— BEGIN —
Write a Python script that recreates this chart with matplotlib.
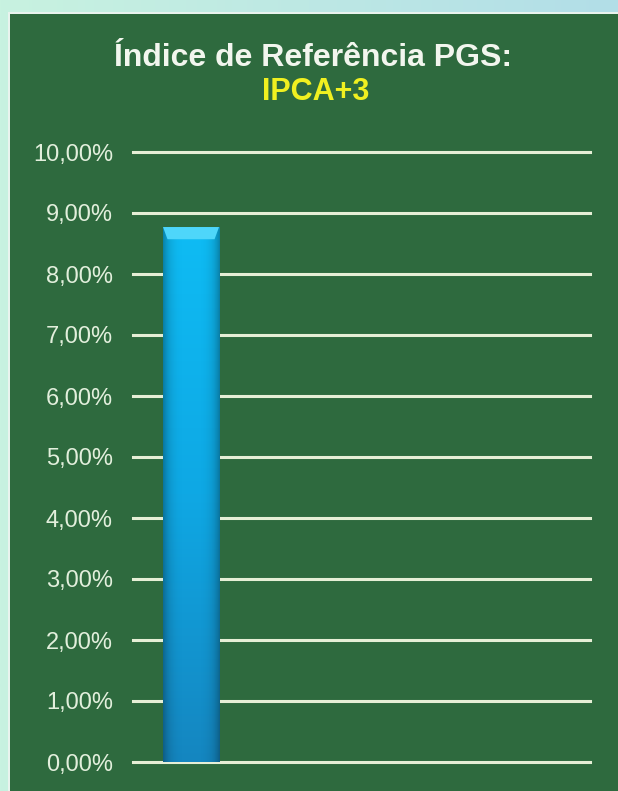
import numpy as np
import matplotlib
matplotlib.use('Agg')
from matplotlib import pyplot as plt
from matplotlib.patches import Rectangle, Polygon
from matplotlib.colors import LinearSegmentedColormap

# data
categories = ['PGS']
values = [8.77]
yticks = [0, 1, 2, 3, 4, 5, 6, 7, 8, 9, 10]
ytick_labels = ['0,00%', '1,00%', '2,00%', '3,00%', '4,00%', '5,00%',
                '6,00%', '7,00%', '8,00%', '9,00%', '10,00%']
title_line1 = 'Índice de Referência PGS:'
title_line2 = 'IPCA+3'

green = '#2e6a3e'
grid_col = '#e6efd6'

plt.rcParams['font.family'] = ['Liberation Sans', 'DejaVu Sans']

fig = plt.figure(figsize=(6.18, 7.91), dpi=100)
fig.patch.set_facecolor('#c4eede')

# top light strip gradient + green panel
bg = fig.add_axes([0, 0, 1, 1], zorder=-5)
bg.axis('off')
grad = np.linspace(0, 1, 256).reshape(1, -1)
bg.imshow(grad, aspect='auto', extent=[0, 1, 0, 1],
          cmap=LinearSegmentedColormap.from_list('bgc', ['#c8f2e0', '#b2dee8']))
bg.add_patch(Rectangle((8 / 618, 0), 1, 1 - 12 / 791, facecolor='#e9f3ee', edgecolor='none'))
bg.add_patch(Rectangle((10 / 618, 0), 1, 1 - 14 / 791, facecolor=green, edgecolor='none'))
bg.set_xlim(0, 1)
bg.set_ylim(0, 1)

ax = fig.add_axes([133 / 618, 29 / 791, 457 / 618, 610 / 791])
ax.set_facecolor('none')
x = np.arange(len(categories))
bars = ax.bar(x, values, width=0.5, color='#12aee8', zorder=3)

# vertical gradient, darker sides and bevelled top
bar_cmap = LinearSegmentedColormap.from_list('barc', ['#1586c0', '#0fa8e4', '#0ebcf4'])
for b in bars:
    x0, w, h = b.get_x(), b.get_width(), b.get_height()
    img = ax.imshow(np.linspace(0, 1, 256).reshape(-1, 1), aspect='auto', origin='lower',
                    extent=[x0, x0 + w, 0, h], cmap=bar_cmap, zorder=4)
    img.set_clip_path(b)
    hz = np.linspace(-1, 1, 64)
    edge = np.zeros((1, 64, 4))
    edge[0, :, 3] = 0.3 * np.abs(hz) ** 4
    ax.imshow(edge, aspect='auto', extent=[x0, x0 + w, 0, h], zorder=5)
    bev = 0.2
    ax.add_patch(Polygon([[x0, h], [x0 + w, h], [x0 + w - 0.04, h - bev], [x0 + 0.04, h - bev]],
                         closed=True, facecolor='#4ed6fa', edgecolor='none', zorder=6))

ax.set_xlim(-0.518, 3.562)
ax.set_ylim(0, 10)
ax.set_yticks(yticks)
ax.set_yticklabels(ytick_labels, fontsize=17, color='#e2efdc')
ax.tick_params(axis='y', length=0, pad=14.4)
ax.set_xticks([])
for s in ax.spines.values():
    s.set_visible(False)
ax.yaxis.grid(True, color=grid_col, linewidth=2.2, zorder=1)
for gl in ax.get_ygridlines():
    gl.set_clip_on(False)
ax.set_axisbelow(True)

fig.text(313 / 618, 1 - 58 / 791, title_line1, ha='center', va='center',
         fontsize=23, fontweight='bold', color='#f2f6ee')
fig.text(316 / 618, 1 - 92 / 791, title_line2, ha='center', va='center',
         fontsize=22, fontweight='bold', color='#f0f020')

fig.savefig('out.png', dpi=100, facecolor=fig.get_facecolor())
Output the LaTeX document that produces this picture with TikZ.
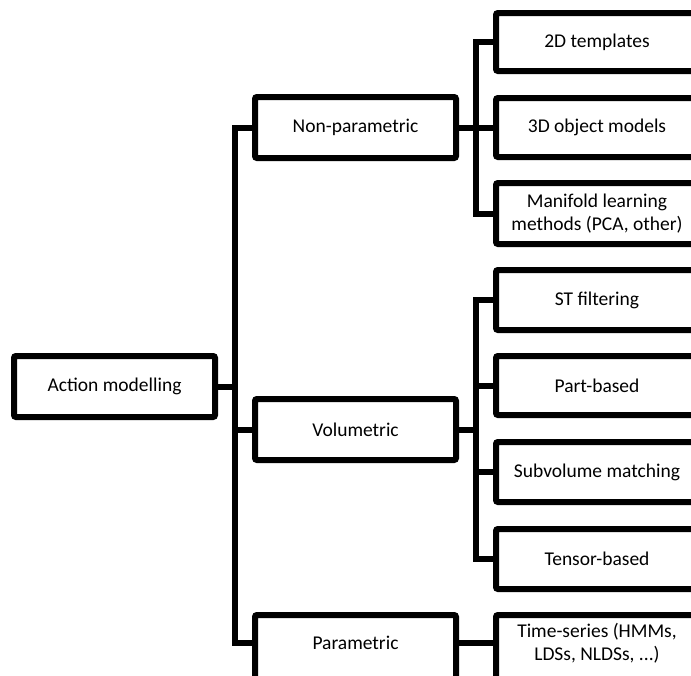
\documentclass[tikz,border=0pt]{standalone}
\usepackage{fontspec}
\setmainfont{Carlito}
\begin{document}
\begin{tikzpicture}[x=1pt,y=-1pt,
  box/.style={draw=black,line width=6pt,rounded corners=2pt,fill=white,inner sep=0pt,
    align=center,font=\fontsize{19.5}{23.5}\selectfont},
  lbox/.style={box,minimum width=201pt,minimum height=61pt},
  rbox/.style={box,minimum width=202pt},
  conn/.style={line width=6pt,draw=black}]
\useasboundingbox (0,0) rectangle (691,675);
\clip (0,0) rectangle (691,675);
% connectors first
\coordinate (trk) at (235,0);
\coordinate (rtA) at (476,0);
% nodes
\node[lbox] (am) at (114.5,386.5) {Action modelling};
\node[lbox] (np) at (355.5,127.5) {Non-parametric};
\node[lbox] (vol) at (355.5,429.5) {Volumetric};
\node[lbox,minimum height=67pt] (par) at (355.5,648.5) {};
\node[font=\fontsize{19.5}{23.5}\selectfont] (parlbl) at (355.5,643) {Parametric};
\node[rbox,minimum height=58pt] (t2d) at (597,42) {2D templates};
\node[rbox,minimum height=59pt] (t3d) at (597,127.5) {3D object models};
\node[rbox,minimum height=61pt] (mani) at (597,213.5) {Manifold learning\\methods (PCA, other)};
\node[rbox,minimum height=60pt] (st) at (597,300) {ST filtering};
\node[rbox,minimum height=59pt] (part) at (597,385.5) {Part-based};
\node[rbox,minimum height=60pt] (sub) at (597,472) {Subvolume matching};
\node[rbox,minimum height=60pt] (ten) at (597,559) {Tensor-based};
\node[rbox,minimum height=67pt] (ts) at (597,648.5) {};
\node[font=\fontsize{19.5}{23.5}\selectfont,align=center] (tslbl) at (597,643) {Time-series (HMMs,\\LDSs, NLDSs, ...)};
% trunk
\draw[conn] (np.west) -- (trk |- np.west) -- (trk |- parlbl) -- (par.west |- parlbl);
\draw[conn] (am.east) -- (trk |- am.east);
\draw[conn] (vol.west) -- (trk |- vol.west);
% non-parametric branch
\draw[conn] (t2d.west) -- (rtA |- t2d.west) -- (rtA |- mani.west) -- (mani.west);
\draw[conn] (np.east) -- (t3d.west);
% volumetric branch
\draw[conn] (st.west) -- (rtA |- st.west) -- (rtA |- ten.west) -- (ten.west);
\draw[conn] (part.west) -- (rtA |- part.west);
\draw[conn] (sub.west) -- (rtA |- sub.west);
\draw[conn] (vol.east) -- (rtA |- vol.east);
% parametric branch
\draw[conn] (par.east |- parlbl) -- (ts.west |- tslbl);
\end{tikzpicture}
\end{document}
— END —
- YOUR INSTRUCTIONS -
Stop after the line containing "bars = ax.bar(x, values, width=0.5, color='#12aee8', zorder=3)": copy the records exactly from the first line up to there, leaving pictures out.

- RESPONSE TO THE EXERCISE -
Write a Python script that recreates this chart with matplotlib.
import numpy as np
import matplotlib
matplotlib.use('Agg')
from matplotlib import pyplot as plt
from matplotlib.patches import Rectangle, Polygon
from matplotlib.colors import LinearSegmentedColormap

# data
categories = ['PGS']
values = [8.77]
yticks = [0, 1, 2, 3, 4, 5, 6, 7, 8, 9, 10]
ytick_labels = ['0,00%', '1,00%', '2,00%', '3,00%', '4,00%', '5,00%',
                '6,00%', '7,00%', '8,00%', '9,00%', '10,00%']
title_line1 = 'Índice de Referência PGS:'
title_line2 = 'IPCA+3'

green = '#2e6a3e'
grid_col = '#e6efd6'

plt.rcParams['font.family'] = ['Liberation Sans', 'DejaVu Sans']

fig = plt.figure(figsize=(6.18, 7.91), dpi=100)
fig.patch.set_facecolor('#c4eede')

# top light strip gradient + green panel
bg = fig.add_axes([0, 0, 1, 1], zorder=-5)
bg.axis('off')
grad = np.linspace(0, 1, 256).reshape(1, -1)
bg.imshow(grad, aspect='auto', extent=[0, 1, 0, 1],
          cmap=LinearSegmentedColormap.from_list('bgc', ['#c8f2e0', '#b2dee8']))
bg.add_patch(Rectangle((8 / 618, 0), 1, 1 - 12 / 791, facecolor='#e9f3ee', edgecolor='none'))
bg.add_patch(Rectangle((10 / 618, 0), 1, 1 - 14 / 791, facecolor=green, edgecolor='none'))
bg.set_xlim(0, 1)
bg.set_ylim(0, 1)

ax = fig.add_axes([133 / 618, 29 / 791, 457 / 618, 610 / 791])
ax.set_facecolor('none')
x = np.arange(len(categories))
bars = ax.bar(x, values, width=0.5, color='#12aee8', zorder=3)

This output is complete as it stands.